Print only the lines from the top of the data through the line with "of those killed", both included, skipping every picture.
====
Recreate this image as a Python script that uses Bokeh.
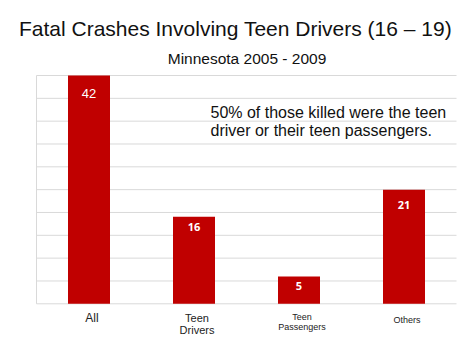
from bokeh.plotting import figure
from bokeh.models import ColumnDataSource, Range1d
from bokeh.core.properties import value
from bokeh.embed import file_html
from bokeh.resources import INLINE

# ---- data ----
categories = ["All", "Teen Drivers", "Teen Passengers", "Others"]
label_lines = [["All"], ["Teen", "Drivers"], ["Teen", "Passengers"], ["Others"]]
counts = [42, 16, 5, 21]
y_max = 42
n_grid = 10
grid_ticks = [y_max * i / n_grid for i in range(n_grid + 1)]
title = "Fatal Crashes Involving Teen Drivers (16 \u2013 19)"
subtitle = "Minnesota 2005 - 2009"
note_lines = ["50% of those killed were the teen", "driver or their teen passengers."]

# ---- styles ----
bar_color = "#C00000"
grid_color = "#d9d9d9"
FONT = "Arial"
font = value(FONT)
label_offsets = [18, 10, 9, 15]           # px below bar top
label_sizes = ["13px", "11px", "11px", "11px"]
label_fonts = [FONT, "Open Sans", "Open Sans", "Open Sans"]
xlab_sizes = ["12px", "11px", "9px", "9px"]

W, H = 474, 355
x0_px, x1_px = 36, 456
y0_px, y1_px = 303.3, 75
ppx = (x1_px - x0_px) / len(categories)
ppy = (y0_px - y1_px) / y_max


def dx(px):
    return (px - x0_px) / ppx


def dy(py):
    return (y0_px - py) / ppy


p = figure(width=W, height=H, output_backend="svg", toolbar_location=None,
           min_border=0, x_axis_type="linear")
p.x_range = Range1d(dx(0), dx(W))
p.y_range = Range1d(dy(H), dy(0))
p.axis.visible = False
p.grid.visible = False
p.outline_line_color = None
p.background_fill_color = "white"
p.border_fill_color = "white"

xs = [i + 0.5 for i in range(len(categories))]

# gridlines
p.segment(x0=[0] * len(grid_ticks), x1=[len(categories)] * len(grid_ticks),
          y0=grid_ticks, y1=grid_ticks, line_color=grid_color, line_width=1)
# left axis line
p.segment(x0=[0], x1=[0], y0=[0], y1=[y_max], line_color=grid_color, line_width=1)

# bars
src = ColumnDataSource(dict(x=xs, top=counts, cat=categories))
p.vbar(x="x", top="top", bottom=0, width=0.4, source=src,
       fill_color=bar_color, line_color=None)

# value labels
for xi, c, off, sz, fn in zip(xs, counts, label_offsets, label_sizes, label_fonts):
    p.text(x=[xi], y=[c], text=[str(c)], y_offset=off, text_align="center",
           text_baseline="middle", text_color="white", text_font=value(fn),
           text_font_size=sz, text_font_style="bold" if fn == "Open Sans" else "normal")

# category labels (pixel centre of first line / single line)
xlab_py = [317.7, 317, 316, 319.7]
for xi, lines, sz, py in zip(xs, label_lines, xlab_sizes, xlab_py):
    lh = int(sz[:-2]) * 1.15
    for k, ln in enumerate(lines):
        p.text(x=[xi], y=[dy(py + k * lh)], text=[ln], x_offset=3,
               text_align="center", text_baseline="middle", text_color="#222222",
               text_font=font, text_font_size=sz)

# title and subtitle
p.text(x=[dx(235)], y=[dy(27.5)], text=[title], text_align="center",
       text_baseline="middle", text_color="#111111", text_font=font,
       text_font_size="21px")
p.text(x=[dx(246.5)], y=[dy(58)], text=[subtitle], text_align="center",
       text_baseline="middle", text_color="#111111", text_font=font,
       text_font_size="15.5px")

# note
for k, ln in enumerate(note_lines):
    p.text(x=[dx(210)], y=[dy(111.7 + k * 18.5)], text=[ln], text_align="left",
           text_baseline="middle", text_color="#111111", text_font=font,
           text_font_size="16px")

open("out.html", "w").write(file_html(p, INLINE))
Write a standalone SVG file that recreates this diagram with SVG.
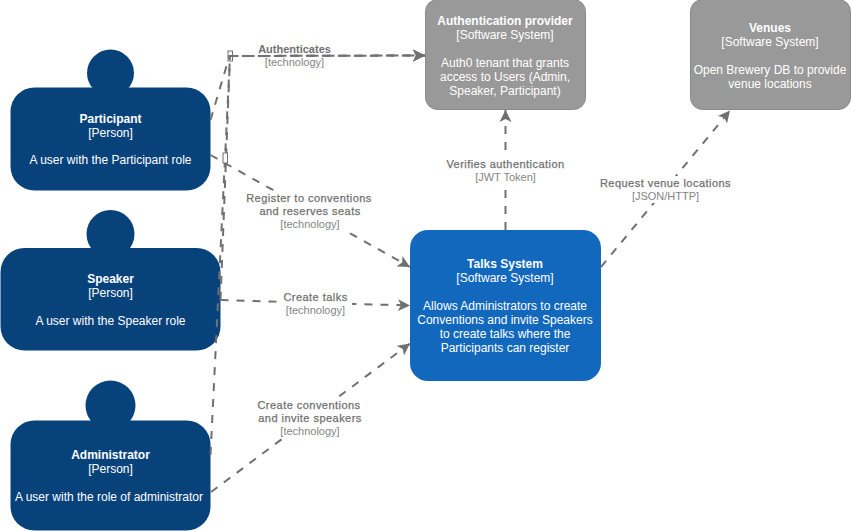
<svg xmlns="http://www.w3.org/2000/svg" width="851" height="531" viewBox="0 0 851 531">
<style>
text{font-family:"Liberation Sans",Arial,sans-serif;text-anchor:middle}
.n text{font-size:12px;fill:#fff}
.b{font-weight:bold}
.person{fill:#08427b}
.sys{fill:#1168bd}
.ext{fill:#999;stroke:#8a8a8a;stroke-width:1}
.c{fill:none;stroke:#707070;stroke-width:2;stroke-dasharray:8 8;marker-end:url(#a)}
.l text{font-size:11px;fill:#858585}
.l text.t{fill:#707070;stroke:#707070;stroke-width:.25px;letter-spacing:.46px}
.l text.d{fill:#707070;font-weight:bold}
.l rect{fill:#fff}
.h{fill:#fff;stroke:#707070;stroke-width:1}
</style>
<defs><marker id="a" markerUnits="userSpaceOnUse" markerWidth="14" markerHeight="14" refX="12" refY="6" orient="auto" viewBox="0 0 14 12"><path d="M0 0L12 6L0 12L3 6Z" fill="#707070"/></marker></defs>
<g id="participant" class="n"><circle class="person" cx="110.500" cy="73" r="23.500"/><rect class="person" x="10.500" y="87.500" width="200" height="103" rx="24"/><text class="b" x="110.500" y="123">Participant</text><text x="110.500" y="137">[Person]</text><text x="110.500" y="164">A user with the Participant role</text></g>
<g id="speaker" class="n"><circle class="person" cx="110.500" cy="234" r="24"/><rect class="person" x="0.500" y="248" width="220" height="102.500" rx="24"/><text class="b" x="110.500" y="283">Speaker</text><text x="110.500" y="297">[Person]</text><text x="110.500" y="325">A user with the Speaker role</text></g>
<g id="administrator" class="n"><circle class="person" cx="110.500" cy="405.500" r="25"/><rect class="person" x="10.500" y="420.500" width="200" height="110" rx="24"/><text class="b" x="110.500" y="459">Administrator</text><text x="110.500" y="473">[Person]</text><text x="109" y="501">A user with the role of administrator</text></g>
<g id="talks" class="n"><rect class="sys" x="410" y="230" width="191" height="151" rx="18"/><text class="b" x="505" y="268">Talks System</text><text x="505" y="282">[Software System]</text><text x="505" y="310">Allows Administrators to create</text><text x="505" y="324">Conventions and invite Speakers</text><text x="505" y="338">to create talks where the</text><text x="505" y="352">Participants can register</text></g>
<g id="auth" class="n"><rect class="ext" x="425.500" y="-0.500" width="160" height="110" rx="12"/><text class="b" x="505" y="25">Authentication provider</text><text x="505" y="39">[Software System]</text><text x="505" y="67">Auth0 tenant that grants</text><text x="505" y="81">access to Users (Admin,</text><text x="505" y="95">Speaker, Participant)</text></g>
<g id="venues" class="n"><rect class="ext" x="690.500" y="-0.500" width="160" height="110" rx="12"/><text class="b" x="770" y="32">Venues</text><text x="770" y="46">[Software System]</text><text x="770" y="74">Open Brewery DB to provide</text><text x="770" y="88">venue locations</text></g>
<g id="connectors">
<rect class="h" x="228" y="51" width="4.500" height="10"/>
<path class="c" d="M210.500 120L229.500 56L425 55.500"/>
<path class="c" d="M220.500 300L230 56L425 55.500"/>
<path class="c" d="M210.500 455L230 56L425 55.500"/>
<path class="c" d="M210.500 155L410 267"/>
<path class="c" d="M220.500 300L410 305.500"/>
<path class="c" d="M211 492L410 343.500"/>
<path class="c" d="M505.500 230V110"/>
<path class="c" d="M601 267L730 110.500"/>
<rect class="h" x="223" y="153" width="4.500" height="10"/>
</g>
<g id="labels" class="l">
<text class="d" x="294.500" y="53">Authenticates</text><text x="294.500" y="66">[technology]</text>
<rect x="246" y="192" width="126" height="40"/><text class="t" x="309" y="202">Register to conventions</text><text class="t" x="310" y="215">and reserves seats</text><text x="310" y="228">[technology]</text>
<rect x="284" y="291" width="68" height="27"/><text class="t" x="315.500" y="301">Create talks</text><text x="315.500" y="314">[technology]</text>
<rect x="257" y="398" width="106" height="40"/><text class="t" x="309" y="409">Create conventions</text><text class="t" x="310" y="422">and invite speakers</text><text x="310" y="435">[technology]</text>
<rect x="446" y="157" width="120" height="27"/><text class="t" x="505.500" y="168">Verifies authentication</text><text x="505.500" y="181">[JWT Token]</text>
<rect x="600" y="176" width="132" height="27"/><text class="t" x="665.500" y="187">Request venue locations</text><text x="665.500" y="200">[JSON/HTTP]</text>
</g>
</svg>
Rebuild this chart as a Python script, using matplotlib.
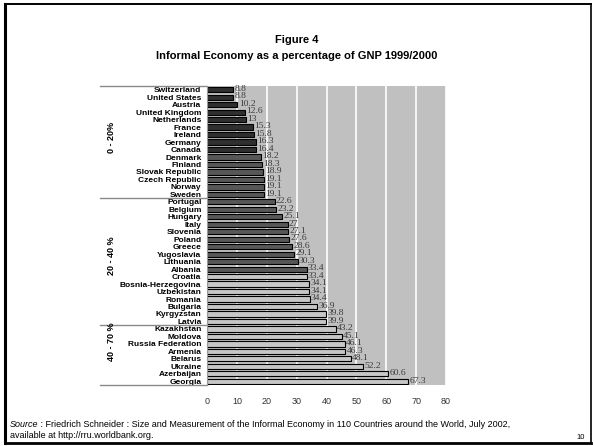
import matplotlib.pyplot as plt
from matplotlib.lines import Line2D
import numpy as np

countries = [
    "Switzerland", "United States", "Austria", "United Kingdom", "Netherlands",
    "France", "Ireland", "Germany", "Canada", "Denmark", "Finland",
    "Slovak Republic", "Czech Republic", "Norway", "Sweden",
    "Portugal", "Belgium", "Hungary", "Italy", "Slovenia", "Poland", "Greece",
    "Yugoslavia", "Lithuania", "Albania", "Croatia", "Bosnia-Herzegovina",
    "Uzbekistan", "Romania", "Bulgaria", "Kyrgyzstan", "Latvia",
    "Kazakhstan", "Moldova", "Russia Federation", "Armenia", "Belarus",
    "Ukraine", "Azerbaijan", "Georgia",
]
values = [
    8.8, 8.8, 10.2, 12.6, 13, 15.3, 15.8, 16.3, 16.4, 18.2, 18.3, 18.9, 19.1,
    19.1, 19.1, 22.6, 23.2, 25.1, 27, 27.1, 27.6, 28.6, 29.1, 30.3, 33.4, 33.4,
    34.1, 34.1, 34.4, 36.9, 39.8, 39.9, 43.2, 45.1, 46.1, 46.3, 48.1, 52.2,
    60.6, 67.3,
]
# shade bands: 0 = dark, 1 = mid, 2 = light
shade = [0] * 9 + [1] * 16 + [2] * 15
shade_colors = ["#2f2f2f", "#575757", "#c6c6c6"]
groups = ["0 - 20%", "20 - 40 %", "40 - 70 %"]
group_breaks = [15, 32]
xticks = [0, 10, 20, 30, 40, 50, 60, 70, 80]

W, H = 594, 446
fig = plt.figure(figsize=(W / 100, H / 100), dpi=100)

# pixel -> figure coordinates
def fx(px):
    return px / W

def fy(py):
    return 1 - py / H

left, right, top, bottom = 207, 446, 86, 385
ax = fig.add_axes([fx(left), fy(bottom), fx(right - left), (bottom - top) / H])
ax.set_facecolor("#c0c0c0")

y = np.arange(len(countries))
ax.barh(y, values, height=0.7, color=[shade_colors[s] for s in shade],
        edgecolor="black", linewidth=0.8, zorder=3)
for yi, v in zip(y, values):
    ax.text(v + 0.4, yi - 0.1, f"{v:g}", fontsize=6.8, family="Liberation Serif",
            color="#3a3a3a", va="center", ha="left", zorder=4)

ax.set_xlim(0, 80)
ax.set_ylim(len(countries) - 0.5, -0.5)
ax.set_xticks(xticks)
ax.set_xticklabels([str(t) for t in xticks], fontsize=6.5, color="#333333",
                   family="Liberation Sans")
ax.tick_params(axis="x", length=0, pad=9)
ax.set_yticks(y)
ax.set_yticklabels(countries, fontsize=6.0, fontweight="bold", family="Liberation Sans")
ax.tick_params(axis="y", length=0, pad=4)
ax.grid(axis="x", color="white", linewidth=1.2, zorder=1)
ax.set_axisbelow(True)
for s in ax.spines.values():
    s.set_visible(False)

# group separators and labels on the left
slot = (bottom - top) / len(countries)
for b in [0] + group_breaks + [len(countries)]:
    yy = top + b * slot
    fig.add_artist(Line2D([fx(100), fx(left)], [fy(yy), fy(yy)],
                          color="#8a8a8a", linewidth=1.0))
fig.add_artist(Line2D([fx(left), fx(left)], [fy(top), fy(bottom)],
                      color="#9a9a9a", linewidth=0.8))
for lab, py in zip(groups, [137, 256, 342]):
    fig.text(fx(112), fy(py), lab, rotation=90, fontsize=6.5, fontweight="bold",
             family="Liberation Sans", ha="center", va="center")

# titles
fig.text(0.5, fy(40), "Figure 4", fontsize=8, fontweight="bold",
         family="Liberation Sans", ha="center", va="center")
fig.text(0.5, fy(56), "Informal Economy as a percentage of GNP 1999/2000",
         fontsize=8, fontweight="bold", family="Liberation Sans",
         ha="center", va="center")

# source note
src = fig.text(fx(10), fy(427), "Source", fontsize=6.5, style="italic",
               family="Liberation Sans", va="baseline")
ax.annotate(" : Friedrich Schneider : Size and Measurement of the Informal Economy "
            "in 110 Countries around the World, July 2002,",
            xy=(1, 0), xycoords=src, fontsize=6.5, family="Liberation Sans",
            va="bottom", ha="left", annotation_clip=False)
fig.text(fx(10), fy(438), "available at http://rru.worldbank.org.", fontsize=6.5,
         family="Liberation Sans", va="baseline")
fig.text(fx(585), fy(439), "10", fontsize=5.5, family="Liberation Sans",
         ha="right", va="baseline")

# slide border
fig.add_artist(Line2D([fx(5), fx(5)], [fy(4), fy(443)], color="black", linewidth=2.2))
fig.add_artist(Line2D([fx(5), fx(591)], [fy(4), fy(4)], color="black", linewidth=1.4))
fig.add_artist(Line2D([fx(591), fx(591)], [fy(4), fy(443)], color="black", linewidth=1.2))
fig.add_artist(Line2D([fx(5), fx(591)], [fy(443), fy(443)], color="black", linewidth=2.0))

fig.savefig("out.png", dpi=100)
====
→ RESULT FOR THIS EXERCISE
Recreate this image as a Python script that uses Bokeh.
from bokeh.plotting import figure
from bokeh.models import ColumnDataSource, Range1d
from bokeh.core.properties import value
from bokeh.embed import file_html
from bokeh.resources import INLINE

# ---- data ----
categories = ["All", "Teen Drivers", "Teen Passengers", "Others"]
label_lines = [["All"], ["Teen", "Drivers"], ["Teen", "Passengers"], ["Others"]]
counts = [42, 16, 5, 21]
y_max = 42
n_grid = 10
grid_ticks = [y_max * i / n_grid for i in range(n_grid + 1)]
title = "Fatal Crashes Involving Teen Drivers (16 \u2013 19)"
subtitle = "Minnesota 2005 - 2009"
note_lines = ["50% of those killed were the teen", "driver or their teen passengers."]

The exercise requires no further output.